A Roma le famiglie degli ostaggi israeliani rapiti da Hamas

ROMA (ITALPRESS) – Portare a casa tutti gli ostaggi, vivi e morti. È quello che continuano a chiedere i familiari dei rapiti da Hamas il 7 ottobre. Sono ancora 59 gli ostaggi israeliani nelle mani di Hamas, e una delegazione di familiari ha raccontato le loro storie nel corso di un incontro organizzato dall’Unione delle Comunità Ebraiche Italiane (Ucei).

“Idan era andato ad una festa di pace e amore, come mio figlio c’erano anche tutti gli altri giovani che erano andati a ballare a quella festa”: sono le parole di Eli Shtivi, padre di Idan.

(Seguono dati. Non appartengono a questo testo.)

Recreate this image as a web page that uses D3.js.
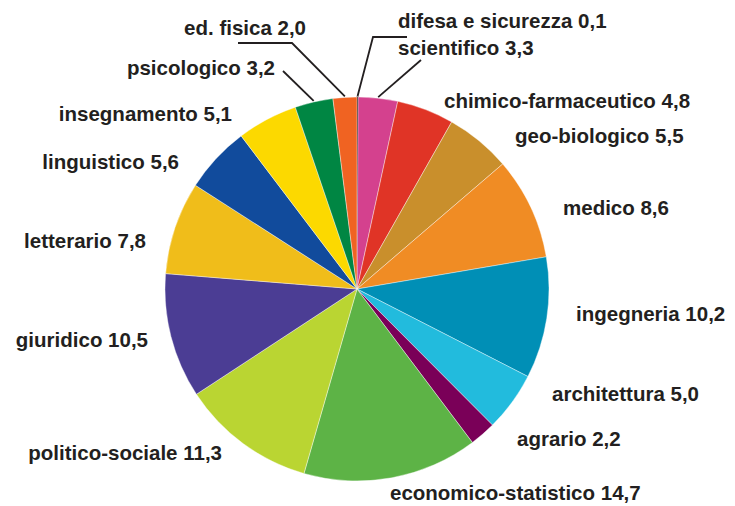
<!DOCTYPE html>
<html>
<head>
<meta charset="utf-8">
<script src="https://cdn.jsdelivr.net/npm/d3@7"></script>
<style>
  body { margin: 0; background: #fff; }
  svg { display: block; }
  .lbl { font-family: "Liberation Sans", Arial, sans-serif; font-weight: bold; font-size: 20.5px; fill: #231f20; }
  .leader { fill: none; stroke: #231f20; stroke-width: 1.8; }
</style>
</head>
<body>
<div id="chart"></div>
<script>
const categories = ['difesa e sicurezza', 'scientifico', 'chimico-farmaceutico', 'geo-biologico', 'medico',
    'ingegneria', 'architettura', 'agrario', 'economico-statistico', 'politico-sociale', 'giuridico',
    'letterario', 'linguistico', 'insegnamento', 'psicologico', 'ed. fisica'];
const values = [0.1, 3.3, 4.8, 5.5, 8.6, 10.2, 5.0, 2.2, 14.7, 11.3, 10.5, 7.8, 5.6, 5.1, 3.2, 2.0];
const colors = ['#231f20', '#d4418e', '#e03426', '#c98f2c', '#f08c24', '#008fb6', '#22bbdd', '#7a0058',
    '#5db346', '#bad532', '#4b3d94', '#f0bd1a', '#114b9c', '#fcd900', '#008643', '#f06322'];

// label placement (x, baseline y, anchor) — hand layout like the original
const labelPos = [
    [398, 28, 'start'], [398, 55, 'start'], [444, 108, 'start'], [515, 143, 'start'],
    [563, 215, 'start'], [576, 321, 'start'], [552, 401, 'start'], [517, 446, 'start'],
    [390, 500, 'start'], [222, 460, 'end'], [148, 347, 'end'], [146, 248, 'end'],
    [179, 169, 'end'], [232, 121, 'end'], [275, 75, 'end'], [306, 35, 'end']
];
// leader line bend points for the crowded top labels (index -> points after the arc point)
const leaders = {
    0: [[373, 37], [407, 37]],
    1: [[421, 60]],
    14: [[283, 71]],
    15: [[292, 43], [238, 43]]
};

const width = 735, height = 506;
const cx = 357, cy = 289, radius = 192;

const svg = d3.select('#chart')
    .append('svg')
    .attr('width', width)
    .attr('height', height);

const data = categories.map((c, i) => ({ name: c, value: values[i], color: colors[i], i: i }));

const pie = d3.pie().sort(null).value(d => d.value);
const arc = d3.arc().innerRadius(0).outerRadius(radius);
const arcs = pie(data);

const g = svg.append('g').attr('transform', `translate(${cx},${cy})`);

g.selectAll('path')
    .data(arcs)
    .join('path')
    .attr('d', arc)
    .attr('fill', d => d.data.color)
    // tiny slices get an outline in their own colour so they stay visible
    .attr('stroke', d => d.data.value < 1 ? d.data.color : '#fff')
    .attr('stroke-width', d => d.data.value < 1 ? 1.2 : 0.4);

// leader lines
const line = d3.line();
Object.keys(leaders).forEach(k => {
    const a = arcs[+k];
    const mid = (a.startAngle + a.endAngle) / 2;
    const start = [cx + (radius + 1) * Math.sin(mid), cy - (radius + 1) * Math.cos(mid)];
    svg.append('path')
        .attr('class', 'leader')
        .attr('d', line([start].concat(leaders[k])));
});

// labels
const fmt = v => d3.format('.1f')(v).replace('.', ',');
svg.append('g')
    .selectAll('text')
    .data(arcs)
    .join('text')
    .attr('class', 'lbl')
    .attr('x', d => labelPos[d.data.i][0])
    .attr('y', d => labelPos[d.data.i][1])
    .attr('text-anchor', d => labelPos[d.data.i][2])
    .text(d => d.data.name + ' ' + fmt(d.data.value));
</script>
</body>
</html>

“Durante la festa sono arrivati i terroristi di Hamas, i mostri, li hanno rapiti, torturati, ed è quello che stanno facendo da un anno e mezzo. Il mio obiettivo è quello di urlare al mondo ‘Basta Hamas'”, ha aggiunto.

Abbiamo un dovere morale: “riportare tutti a casa”, è il messaggio che lancia la delegazione delle famiglie degli ostaggi e dei rappresentanti della comunità ebraica. “Non è la prima volta che abbiamo i familiari degli ostaggi e delle vittime del 7 ottobre”, ha detto l’assessore alla comunicazione dell’Ucei, David Jona Falco, “ma se fosse possibile stabilire una graduatoria del dolore oggi la situazione è più tragica, le notizie giunte hanno dato per deceduti gli ostaggi. Vogliamo far conoscere quanto accaduto il 7 ottobre, avvertiamo che la società occidentale, e i media, non sempre colgono con completezza ed equilibrio la dinamica in Medio Oriente”.

Ben Levinson è il fratello di Shai, rapito nell’area di confine con la Striscia di Gaza, dal carro armato in cui stava combattendo: “un ragazzo di 19 anni, 19 anni che rimarranno per sempre, il 7 ottobre è andato a lottare. Mio fratello non è più in vita, il suo cadavere è ancora dentro Gaza, il significato del suo nome, in ebraico, vuol dire ‘regalo’, per me è stato veramente un regalo“. Per la comunità ebraica la questione dei rapiti è una questione umanitaria.

“Nessuno di loro ha fatto del male a nessuno, non si tratta di una battaglia personale ma di una battaglia di tutti noi”, dice Salem Alatrash, fratello di Muhammad, sottolineando che “non vogliamo avere questa guerra, non vogliamo più questa guerra, questo è terrorismo e non Islam”.